As a foodie and devout cheese lover, I used to lament the fact that I hadn’t tried fondue. However when I was in Shanghai this past summer I visited a Japanese occidental cuisine restaurant that specialized in fondue. With melted cheese and white miso, this Japanese rendition was so heavenly that I scraped the pot until it was spotless, fully aware of the calories I had taken in.
What is fondue? Contrary to common belief, it is actually a Swiss national dish, rather than a French classic. In its most original form, it is presented as a pot of melted cheese served in a portable stove. Uniquely shaped long-stemmed forks are used to dip bread and vegetables, mostly carrots and broccoli, into the communal pot. However, the term has become more generalized, and nowadays seems to refer to any dish served as a shared pot of hot liquid.
More than once, I mentioned my craving for fondue to my friends, who almost always responded with “Try The Melting Pot!”
So, when after taking four metro stops to Ballston and finding out that the Russian restaurant I had in mind for dinner was closed for a special event, I realized that The Melting Pot was only 10 minutes away and I convinced my partner to march on with me toward this popular national chain. Although this fondue restaurant appeared rather empty from the outside, as we checked in with the hostess, we were told that every table had already been reserved, so my party of two was eventually seated at the bar area. However, the closest table to our right remained empty until we finished our two-hour dinner, causing us to doubt the establishment’s management of reservations. One friendly piece of advice: Unless you are a really, really big eater, do not opt for the 4-Course Experience. My partner and I, both starving when we stepped in, ordered just a cheese fondue, a salad and an entree, and we left feeling fully stuffed.
For our cheese fondue course, I originally gravitated toward the bacon and gorgonzola. However, given that gorgonzola is an acquired taste and my partner had only a very limited experience with any kind of cheese, I decided to go with the milder cheddar ($7.95 per person). The warm fondue pot arrived at our table, filled with a gurgling, golden liquid mix of aged cheddar and Swiss cheese that instantly whetted my appetite. I dipped a piece of bread into the pot, wrapped it with a thick layer of melted cheese, and waited for the delicious explosion. To my disappointment, instead of the rich taste of cheddar and swiss, the pot of liquid had a strong flavor of beer. This, coupled with an excessive taste of vinegar, eclipsed the flavor of cheese and rendered it unenjoyable.

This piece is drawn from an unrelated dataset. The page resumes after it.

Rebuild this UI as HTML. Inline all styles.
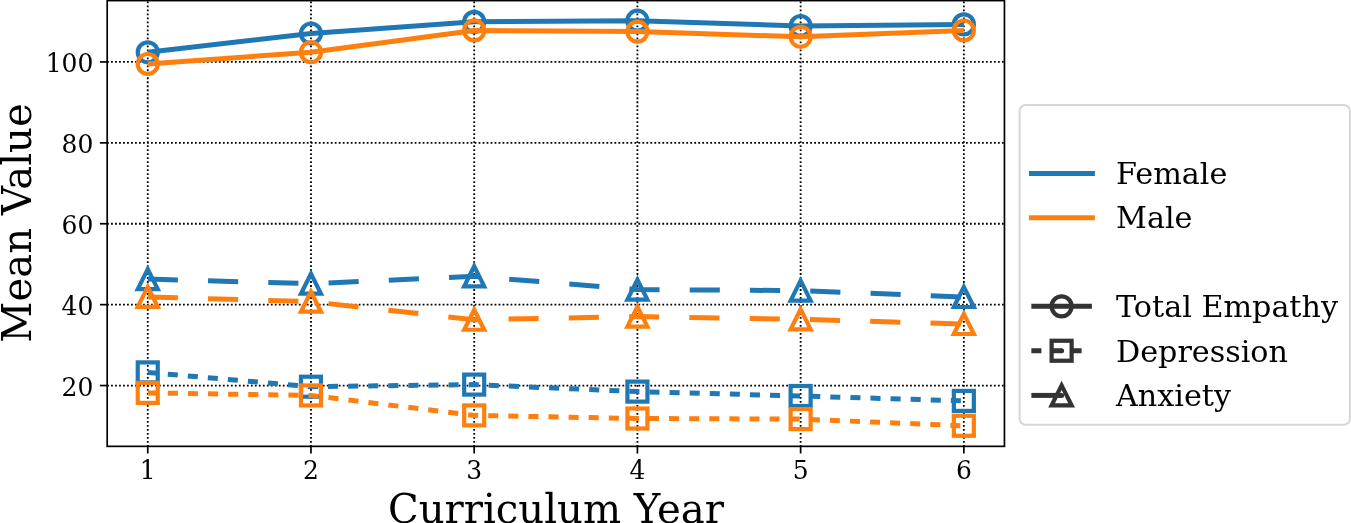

Although the first recommendation from our server, who was also the bartender, proved to be a miss, his suggestion for the salad dish turned out to be a great hit. We had the spinach mushroom salad ($5.75). The salad had been thoughtfully divided into two separate dishes. Despite the description on the menu, the burgundy shallot vinaigrette wasn’t warm. Nevertheless, its flavor went perfectly well with the spinach, the mushrooms and especially the chopped bacon. Here comes the second tip from an experienced foodie: Even if, like me, you are not a bacon person, you can nonetheless never go wrong with a bacon and spinach combination, ever.
The star of the dinner, unexpectedly, was the entree: wild mushroom sacchetti ($15.95) prepared in coq au vin style (an additional $5.95 per pot). Sacchetti resemble ravioli, only with a more spherical shape, whereas coq au vin contains a mixture of herbs, spices and mushrooms immersed in burgundy wine. Once the broth boiled, we were instructed to pour the sacchetti and the vegetables, which included potatoes, mushrooms and broccoli, into the pot. After one-and-a-half minutes, we were allowed to take out the cooked items and dip them into any of the six sauces that came with the dish. The sacchetti paired extremely well with the gorgonzola cheese sauce, as did the mushrooms. The potatoes and the broccoli, on the other hand, tasted best with either the curry mayo sauce or the parsley sauce. While I cannot say for sure how much influence the coq au vin broth had on the final taste, I can vouch for the high quality of the complementary sauces, in particular to the aforementioned three.
As ironic as it sounds, the dish that I had anticipated the most — the cheese fondue — turned out to be the only disappointment of the whole dining experience. On the contrary, the entree surprised me with both its presentation and deliciousness. Overall, I was left a bit disillusioned, for the cheese fondue failed to match, let alone surpass, the one I had tried in Shanghai. That said, given the amazing taste of the gorgonzola sauce, the bacon and gorgonzola cheese fondue might have a most delightful taste: This is a theory waiting to be tested.